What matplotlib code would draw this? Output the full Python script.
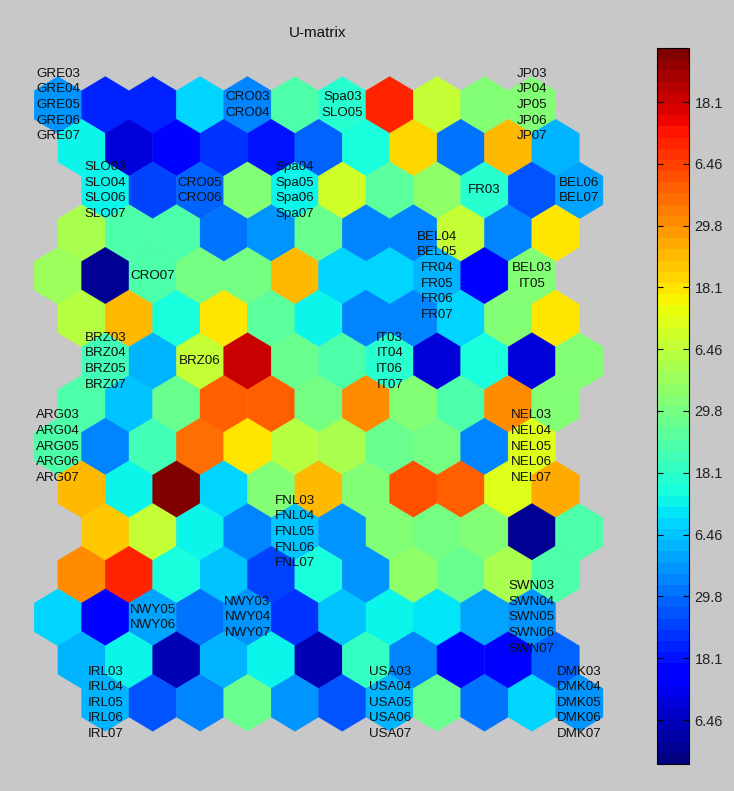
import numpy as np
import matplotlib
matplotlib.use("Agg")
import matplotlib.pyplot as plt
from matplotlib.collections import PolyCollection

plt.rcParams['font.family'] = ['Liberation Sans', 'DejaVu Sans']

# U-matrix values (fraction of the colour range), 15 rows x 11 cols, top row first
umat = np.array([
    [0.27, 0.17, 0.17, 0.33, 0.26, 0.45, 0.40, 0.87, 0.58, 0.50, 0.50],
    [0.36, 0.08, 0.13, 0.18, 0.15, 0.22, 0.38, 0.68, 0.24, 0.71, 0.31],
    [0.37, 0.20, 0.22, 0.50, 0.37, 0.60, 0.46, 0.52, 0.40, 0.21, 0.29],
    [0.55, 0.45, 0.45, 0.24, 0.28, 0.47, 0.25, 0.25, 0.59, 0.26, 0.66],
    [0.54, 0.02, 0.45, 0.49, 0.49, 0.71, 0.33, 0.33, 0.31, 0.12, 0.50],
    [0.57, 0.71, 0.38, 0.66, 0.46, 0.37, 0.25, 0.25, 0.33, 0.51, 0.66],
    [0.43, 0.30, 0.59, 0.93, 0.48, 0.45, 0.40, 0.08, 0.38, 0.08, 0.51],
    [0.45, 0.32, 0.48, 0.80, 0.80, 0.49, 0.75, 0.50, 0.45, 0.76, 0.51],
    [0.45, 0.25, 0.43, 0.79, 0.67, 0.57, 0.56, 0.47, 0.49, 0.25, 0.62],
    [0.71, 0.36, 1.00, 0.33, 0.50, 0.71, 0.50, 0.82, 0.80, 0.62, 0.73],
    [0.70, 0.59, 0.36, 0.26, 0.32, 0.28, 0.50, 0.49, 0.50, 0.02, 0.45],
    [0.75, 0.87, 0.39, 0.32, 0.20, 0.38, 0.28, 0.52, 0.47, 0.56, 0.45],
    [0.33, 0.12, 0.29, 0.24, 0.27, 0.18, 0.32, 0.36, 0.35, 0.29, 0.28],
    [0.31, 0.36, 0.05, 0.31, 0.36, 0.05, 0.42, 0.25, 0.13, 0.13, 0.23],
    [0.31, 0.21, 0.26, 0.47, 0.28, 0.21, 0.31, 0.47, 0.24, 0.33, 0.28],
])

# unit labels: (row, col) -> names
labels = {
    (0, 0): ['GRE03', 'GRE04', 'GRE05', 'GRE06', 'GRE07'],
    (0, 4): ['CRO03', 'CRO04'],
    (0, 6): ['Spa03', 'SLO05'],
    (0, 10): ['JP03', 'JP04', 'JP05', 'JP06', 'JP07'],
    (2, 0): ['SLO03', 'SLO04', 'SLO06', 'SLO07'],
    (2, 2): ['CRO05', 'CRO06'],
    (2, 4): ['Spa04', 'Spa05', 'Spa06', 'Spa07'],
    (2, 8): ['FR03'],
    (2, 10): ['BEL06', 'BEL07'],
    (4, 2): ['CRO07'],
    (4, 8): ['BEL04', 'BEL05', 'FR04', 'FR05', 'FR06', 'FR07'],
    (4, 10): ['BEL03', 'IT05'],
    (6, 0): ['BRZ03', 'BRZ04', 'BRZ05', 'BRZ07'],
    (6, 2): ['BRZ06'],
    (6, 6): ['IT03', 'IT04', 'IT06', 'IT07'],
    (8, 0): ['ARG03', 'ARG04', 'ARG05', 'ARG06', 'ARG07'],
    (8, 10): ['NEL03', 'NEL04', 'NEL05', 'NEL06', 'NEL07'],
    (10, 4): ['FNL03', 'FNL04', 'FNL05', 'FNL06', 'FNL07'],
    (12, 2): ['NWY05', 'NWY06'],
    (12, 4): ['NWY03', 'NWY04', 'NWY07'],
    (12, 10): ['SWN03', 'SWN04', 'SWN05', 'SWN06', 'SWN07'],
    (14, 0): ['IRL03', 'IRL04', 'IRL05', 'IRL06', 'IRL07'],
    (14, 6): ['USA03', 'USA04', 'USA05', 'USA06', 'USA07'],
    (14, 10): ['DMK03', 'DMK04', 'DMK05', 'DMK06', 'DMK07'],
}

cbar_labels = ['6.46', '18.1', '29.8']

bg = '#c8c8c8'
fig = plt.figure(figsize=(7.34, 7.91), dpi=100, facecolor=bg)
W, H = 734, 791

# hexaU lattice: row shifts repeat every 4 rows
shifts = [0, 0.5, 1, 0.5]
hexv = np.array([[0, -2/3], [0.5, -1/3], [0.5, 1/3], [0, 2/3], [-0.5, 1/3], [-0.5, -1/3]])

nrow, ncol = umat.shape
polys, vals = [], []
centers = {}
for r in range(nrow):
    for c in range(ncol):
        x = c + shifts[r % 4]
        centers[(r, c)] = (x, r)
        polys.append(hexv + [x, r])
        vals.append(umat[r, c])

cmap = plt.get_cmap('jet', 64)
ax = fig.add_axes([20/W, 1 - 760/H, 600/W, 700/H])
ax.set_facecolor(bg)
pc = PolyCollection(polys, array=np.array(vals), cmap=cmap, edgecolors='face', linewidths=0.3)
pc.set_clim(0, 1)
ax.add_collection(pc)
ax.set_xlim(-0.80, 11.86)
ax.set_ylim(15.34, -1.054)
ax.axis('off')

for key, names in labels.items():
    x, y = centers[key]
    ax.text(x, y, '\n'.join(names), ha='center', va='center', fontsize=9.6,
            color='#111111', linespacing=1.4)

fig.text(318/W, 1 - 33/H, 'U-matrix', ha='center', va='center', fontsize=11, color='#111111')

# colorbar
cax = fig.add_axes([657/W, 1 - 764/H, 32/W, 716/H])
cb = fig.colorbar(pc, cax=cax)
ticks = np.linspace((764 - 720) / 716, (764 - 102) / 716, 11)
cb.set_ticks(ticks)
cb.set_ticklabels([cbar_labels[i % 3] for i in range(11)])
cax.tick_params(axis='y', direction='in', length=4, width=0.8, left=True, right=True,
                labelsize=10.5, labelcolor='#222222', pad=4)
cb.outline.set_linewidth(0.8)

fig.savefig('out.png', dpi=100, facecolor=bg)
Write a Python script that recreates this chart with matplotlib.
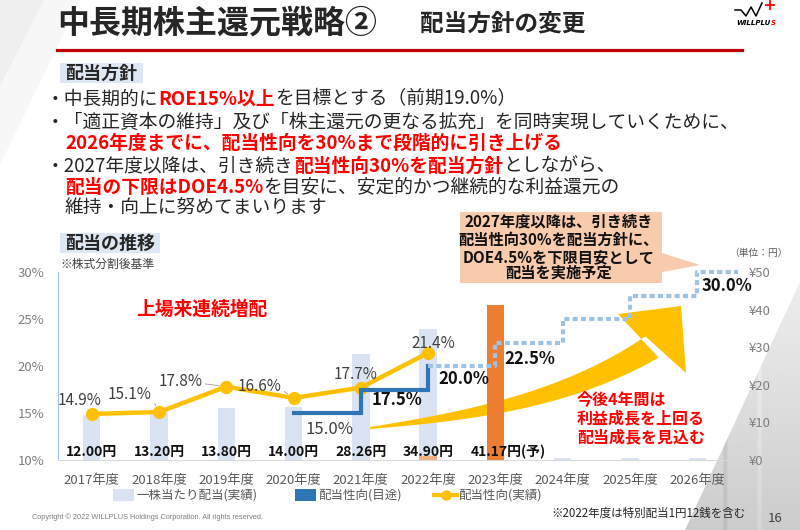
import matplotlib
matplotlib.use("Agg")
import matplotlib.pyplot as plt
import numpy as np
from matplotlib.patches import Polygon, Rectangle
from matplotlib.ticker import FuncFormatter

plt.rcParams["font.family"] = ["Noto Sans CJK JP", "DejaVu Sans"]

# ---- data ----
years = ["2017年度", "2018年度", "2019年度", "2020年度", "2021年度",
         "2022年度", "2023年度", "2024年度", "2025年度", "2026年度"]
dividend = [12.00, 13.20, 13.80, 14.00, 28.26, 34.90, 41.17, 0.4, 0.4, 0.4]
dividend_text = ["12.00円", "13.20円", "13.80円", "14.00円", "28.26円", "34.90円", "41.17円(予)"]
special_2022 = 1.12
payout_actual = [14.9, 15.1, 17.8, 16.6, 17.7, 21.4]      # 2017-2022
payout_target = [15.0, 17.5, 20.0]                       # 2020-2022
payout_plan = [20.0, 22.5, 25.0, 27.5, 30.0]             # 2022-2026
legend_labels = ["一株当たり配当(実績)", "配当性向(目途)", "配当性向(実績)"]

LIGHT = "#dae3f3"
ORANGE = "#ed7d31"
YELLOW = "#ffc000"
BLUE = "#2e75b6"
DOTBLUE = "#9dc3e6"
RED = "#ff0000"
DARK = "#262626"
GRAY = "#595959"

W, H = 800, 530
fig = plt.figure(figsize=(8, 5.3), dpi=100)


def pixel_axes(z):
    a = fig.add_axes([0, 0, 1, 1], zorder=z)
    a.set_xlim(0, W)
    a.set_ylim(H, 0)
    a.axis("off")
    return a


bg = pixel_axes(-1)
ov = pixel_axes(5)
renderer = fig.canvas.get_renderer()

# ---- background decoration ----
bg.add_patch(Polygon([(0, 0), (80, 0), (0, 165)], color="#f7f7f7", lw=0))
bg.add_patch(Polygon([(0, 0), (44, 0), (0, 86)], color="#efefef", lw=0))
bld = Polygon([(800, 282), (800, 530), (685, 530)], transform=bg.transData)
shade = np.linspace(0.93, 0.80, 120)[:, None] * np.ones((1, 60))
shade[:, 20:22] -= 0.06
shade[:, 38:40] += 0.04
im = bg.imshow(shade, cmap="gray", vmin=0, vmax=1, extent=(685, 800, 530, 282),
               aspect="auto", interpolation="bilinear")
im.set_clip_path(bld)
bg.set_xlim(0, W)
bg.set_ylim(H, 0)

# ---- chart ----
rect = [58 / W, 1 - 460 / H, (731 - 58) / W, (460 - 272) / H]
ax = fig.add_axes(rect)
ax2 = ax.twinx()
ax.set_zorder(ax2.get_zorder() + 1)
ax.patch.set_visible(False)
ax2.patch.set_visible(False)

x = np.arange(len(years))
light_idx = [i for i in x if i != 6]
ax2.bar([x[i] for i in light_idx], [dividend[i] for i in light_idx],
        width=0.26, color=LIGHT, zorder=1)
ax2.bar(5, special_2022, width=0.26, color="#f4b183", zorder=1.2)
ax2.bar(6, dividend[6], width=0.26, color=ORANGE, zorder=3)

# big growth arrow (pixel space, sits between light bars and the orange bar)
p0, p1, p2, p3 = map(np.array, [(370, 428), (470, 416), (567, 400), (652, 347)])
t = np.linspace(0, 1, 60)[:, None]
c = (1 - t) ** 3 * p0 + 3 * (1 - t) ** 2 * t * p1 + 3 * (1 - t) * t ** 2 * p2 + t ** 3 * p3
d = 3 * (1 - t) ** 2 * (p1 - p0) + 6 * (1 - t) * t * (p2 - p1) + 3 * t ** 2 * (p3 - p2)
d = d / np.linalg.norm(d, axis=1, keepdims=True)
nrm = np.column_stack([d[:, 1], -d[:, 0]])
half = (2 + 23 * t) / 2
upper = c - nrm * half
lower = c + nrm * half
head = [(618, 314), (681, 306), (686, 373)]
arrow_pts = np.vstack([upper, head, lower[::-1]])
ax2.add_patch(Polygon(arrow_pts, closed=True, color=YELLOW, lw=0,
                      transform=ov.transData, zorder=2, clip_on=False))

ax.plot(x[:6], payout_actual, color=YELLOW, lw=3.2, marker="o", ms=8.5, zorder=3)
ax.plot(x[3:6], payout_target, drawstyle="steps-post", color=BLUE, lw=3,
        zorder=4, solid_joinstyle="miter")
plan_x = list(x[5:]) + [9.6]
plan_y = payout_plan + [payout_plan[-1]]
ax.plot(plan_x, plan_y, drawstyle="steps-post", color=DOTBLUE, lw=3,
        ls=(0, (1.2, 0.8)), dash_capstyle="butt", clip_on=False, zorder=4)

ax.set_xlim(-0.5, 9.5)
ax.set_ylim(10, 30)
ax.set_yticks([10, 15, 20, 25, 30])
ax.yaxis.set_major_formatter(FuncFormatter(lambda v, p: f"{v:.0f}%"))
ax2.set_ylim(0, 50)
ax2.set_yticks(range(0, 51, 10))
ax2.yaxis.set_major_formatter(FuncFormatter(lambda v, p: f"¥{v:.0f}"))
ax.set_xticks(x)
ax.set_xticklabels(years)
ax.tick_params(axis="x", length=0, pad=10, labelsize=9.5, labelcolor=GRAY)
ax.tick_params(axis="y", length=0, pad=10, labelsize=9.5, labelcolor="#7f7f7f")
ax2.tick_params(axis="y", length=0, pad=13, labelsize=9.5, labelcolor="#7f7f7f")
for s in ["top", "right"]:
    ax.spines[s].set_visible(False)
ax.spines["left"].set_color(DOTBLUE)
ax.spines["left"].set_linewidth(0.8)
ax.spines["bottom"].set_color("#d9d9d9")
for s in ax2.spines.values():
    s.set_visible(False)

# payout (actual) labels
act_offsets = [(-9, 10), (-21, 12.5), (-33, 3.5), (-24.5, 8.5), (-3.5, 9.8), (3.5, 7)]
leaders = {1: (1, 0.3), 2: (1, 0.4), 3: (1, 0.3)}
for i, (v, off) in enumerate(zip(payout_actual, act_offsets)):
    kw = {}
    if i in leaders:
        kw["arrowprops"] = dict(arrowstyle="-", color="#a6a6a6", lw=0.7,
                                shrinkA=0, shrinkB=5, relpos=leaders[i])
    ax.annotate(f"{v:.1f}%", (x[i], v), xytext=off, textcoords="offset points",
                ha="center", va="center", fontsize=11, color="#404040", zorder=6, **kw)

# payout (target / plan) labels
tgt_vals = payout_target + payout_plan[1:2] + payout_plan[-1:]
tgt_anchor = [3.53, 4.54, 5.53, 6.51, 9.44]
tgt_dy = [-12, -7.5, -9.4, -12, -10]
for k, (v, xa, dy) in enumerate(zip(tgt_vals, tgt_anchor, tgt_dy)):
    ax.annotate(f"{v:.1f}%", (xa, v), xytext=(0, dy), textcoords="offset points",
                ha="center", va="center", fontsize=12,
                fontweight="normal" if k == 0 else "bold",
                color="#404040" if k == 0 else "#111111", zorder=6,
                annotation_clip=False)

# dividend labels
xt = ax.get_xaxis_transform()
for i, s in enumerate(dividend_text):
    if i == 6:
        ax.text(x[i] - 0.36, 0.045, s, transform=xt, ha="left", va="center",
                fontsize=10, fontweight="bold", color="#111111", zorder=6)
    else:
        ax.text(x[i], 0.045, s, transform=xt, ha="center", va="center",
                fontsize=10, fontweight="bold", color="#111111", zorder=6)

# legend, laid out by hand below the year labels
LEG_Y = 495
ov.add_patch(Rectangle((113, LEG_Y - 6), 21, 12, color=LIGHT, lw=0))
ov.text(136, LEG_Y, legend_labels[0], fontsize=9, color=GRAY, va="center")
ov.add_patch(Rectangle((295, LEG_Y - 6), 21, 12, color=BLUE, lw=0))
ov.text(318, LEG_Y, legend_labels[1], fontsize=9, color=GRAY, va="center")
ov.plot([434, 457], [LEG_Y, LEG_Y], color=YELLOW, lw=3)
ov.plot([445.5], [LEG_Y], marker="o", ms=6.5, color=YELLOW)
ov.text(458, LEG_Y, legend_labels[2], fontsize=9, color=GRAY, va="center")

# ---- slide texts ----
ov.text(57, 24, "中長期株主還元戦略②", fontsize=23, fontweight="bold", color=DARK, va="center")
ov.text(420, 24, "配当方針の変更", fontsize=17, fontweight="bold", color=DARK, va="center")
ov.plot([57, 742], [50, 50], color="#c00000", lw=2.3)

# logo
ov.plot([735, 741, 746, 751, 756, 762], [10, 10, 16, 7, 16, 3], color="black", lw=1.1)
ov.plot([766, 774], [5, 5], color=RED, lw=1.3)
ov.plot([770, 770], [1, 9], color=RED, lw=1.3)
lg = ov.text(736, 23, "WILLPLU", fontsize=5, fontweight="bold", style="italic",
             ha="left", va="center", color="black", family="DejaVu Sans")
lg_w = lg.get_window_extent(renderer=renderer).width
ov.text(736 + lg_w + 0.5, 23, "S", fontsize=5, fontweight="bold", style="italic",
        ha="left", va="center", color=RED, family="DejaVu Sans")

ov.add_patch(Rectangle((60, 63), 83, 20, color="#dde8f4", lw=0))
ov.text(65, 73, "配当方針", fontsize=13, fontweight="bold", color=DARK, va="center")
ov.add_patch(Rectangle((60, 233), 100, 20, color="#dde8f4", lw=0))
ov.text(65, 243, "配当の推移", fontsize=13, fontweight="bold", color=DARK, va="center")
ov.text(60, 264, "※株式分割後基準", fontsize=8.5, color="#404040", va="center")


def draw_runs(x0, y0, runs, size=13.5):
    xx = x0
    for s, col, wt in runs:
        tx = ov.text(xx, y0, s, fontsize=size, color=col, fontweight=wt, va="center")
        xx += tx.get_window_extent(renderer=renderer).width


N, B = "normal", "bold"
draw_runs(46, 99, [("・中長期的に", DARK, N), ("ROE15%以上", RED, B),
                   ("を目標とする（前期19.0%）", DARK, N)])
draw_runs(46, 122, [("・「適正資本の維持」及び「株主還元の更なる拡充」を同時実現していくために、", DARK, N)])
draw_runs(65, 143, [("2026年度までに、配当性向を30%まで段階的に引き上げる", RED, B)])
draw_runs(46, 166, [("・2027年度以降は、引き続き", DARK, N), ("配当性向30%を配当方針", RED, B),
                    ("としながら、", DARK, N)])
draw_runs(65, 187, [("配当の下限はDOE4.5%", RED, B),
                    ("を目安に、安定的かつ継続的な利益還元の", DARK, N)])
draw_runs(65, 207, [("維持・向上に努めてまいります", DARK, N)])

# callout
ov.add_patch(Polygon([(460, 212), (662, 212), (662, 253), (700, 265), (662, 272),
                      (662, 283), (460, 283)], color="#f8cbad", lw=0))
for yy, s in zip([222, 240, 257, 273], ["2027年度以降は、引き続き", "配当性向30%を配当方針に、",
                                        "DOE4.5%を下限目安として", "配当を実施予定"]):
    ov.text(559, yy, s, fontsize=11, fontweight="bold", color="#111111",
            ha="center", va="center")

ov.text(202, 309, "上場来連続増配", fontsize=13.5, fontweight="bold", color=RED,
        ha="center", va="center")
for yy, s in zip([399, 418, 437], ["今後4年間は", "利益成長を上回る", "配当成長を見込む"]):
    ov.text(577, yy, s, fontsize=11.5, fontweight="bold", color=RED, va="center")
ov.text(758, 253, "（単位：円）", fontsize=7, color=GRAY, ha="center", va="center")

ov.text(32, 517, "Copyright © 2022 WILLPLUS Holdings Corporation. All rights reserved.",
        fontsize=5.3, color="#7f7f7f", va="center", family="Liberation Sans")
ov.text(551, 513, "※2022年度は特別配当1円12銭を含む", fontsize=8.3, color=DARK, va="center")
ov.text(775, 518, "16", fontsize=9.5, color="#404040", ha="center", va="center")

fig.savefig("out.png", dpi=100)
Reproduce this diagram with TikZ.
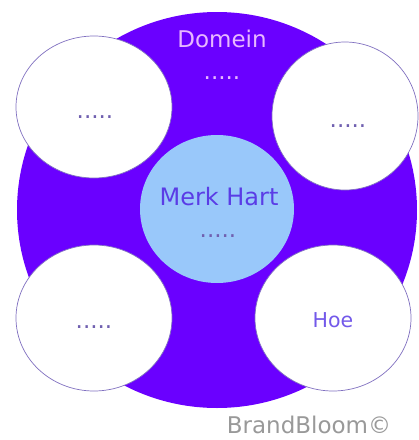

################

#### What is required:
Please reproduce the listing exactly from its opening line through the line that contains "plt.rcParams['font.family'] = ['Liberation", both included, with all pictures omitted.

#### Solved exercise:
What matplotlib code would draw this? Output the full Python script.
import numpy as np
import matplotlib
matplotlib.use("Agg")
import matplotlib.pyplot as plt
from matplotlib.collections import PolyCollection

plt.rcParams['font.family'] = ['Liberation Sans', 'DejaVu Sans']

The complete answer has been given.